4.3 Numerical root finding

Root-finding algorithms are algorithms for finding the values \(x\) such that \(f(x) = 0\), for a given continuous function \(f(x)\). Such values \(x\) are named roots (or zeros) of a function. Most root-finding algorithms are based on the intermediate value theorem, which states that if a continuous function has values of opposite sign at the end points of an interval then the function has at least one root in the interval.

For instance, the easiest root-finding method is the bisection method: let \(f(x)\) be a continuous function, for which one knows an interval \([a, b]\) such that \(f(a)\) and \(f(b)\) have opposite sign. Let \(c = (a + b) / 2\) be the midpoint the bisect the interval: now, either \(f(a)\) and \(f(c)\) or \(f(c)\) and \(f(b)\) have opposite sign, and one has in fact divided by two the size of the interval. One can iterate this method until the difference between the extremities of the interval is small enough (e.g. \(<1 \times 10^{-8}\)).

Another well established method is the secant method: it uses a succession of roots of secant lines to approximate the root of a function \(f(x)\). Starting with values \(x_0\) and \(x_1\), a line is constructed between \((x_0, f(x_0))\) and \((x_1, f(x_1))\): \[ y = \frac{f(x_1) - f(x_0)}{x_1 - x_0}(x - x_1) + f(x_1) \] The root of this line is \[ x = x_1 - f(x_1) \frac{x_1 - x_0}{f(x_1) - f(x_0)} \] Now, we set \(x_2 = x\) and we iterate this method until the difference between the extremities of the interval is small enough (e.g. \(<1 \times 10^{-8}\)).

The secant method is also known as a linear interpolation method; it is also possible to use higher order interpolation, specifically quadratic interpolation, to find the root of a function using the same rationale presented for the secant method.

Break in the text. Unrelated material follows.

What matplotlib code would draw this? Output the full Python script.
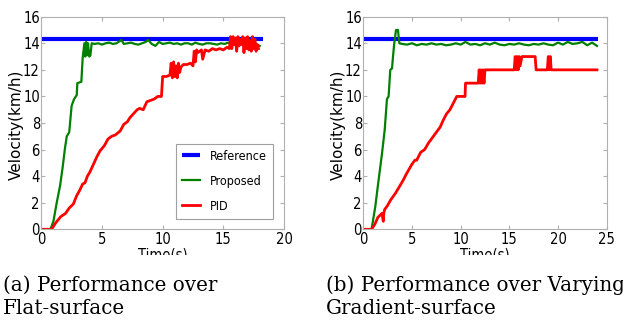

Finally, a well-established and robust method is the Brent-Dekker method, implemented in R with the uniroot() function. It combines the three methods presented before, trying to use the secant or quadratic interpolation method first - as they tend to converge faster to a solution - but falling back to the bisection method if necessary, for its robustness properties. More details on the Brent-Dekker method in Brent (1973).

References

Brent, Richard P. 1973. Algorithms for Minimization Without Derivatives. Prentice-Hall.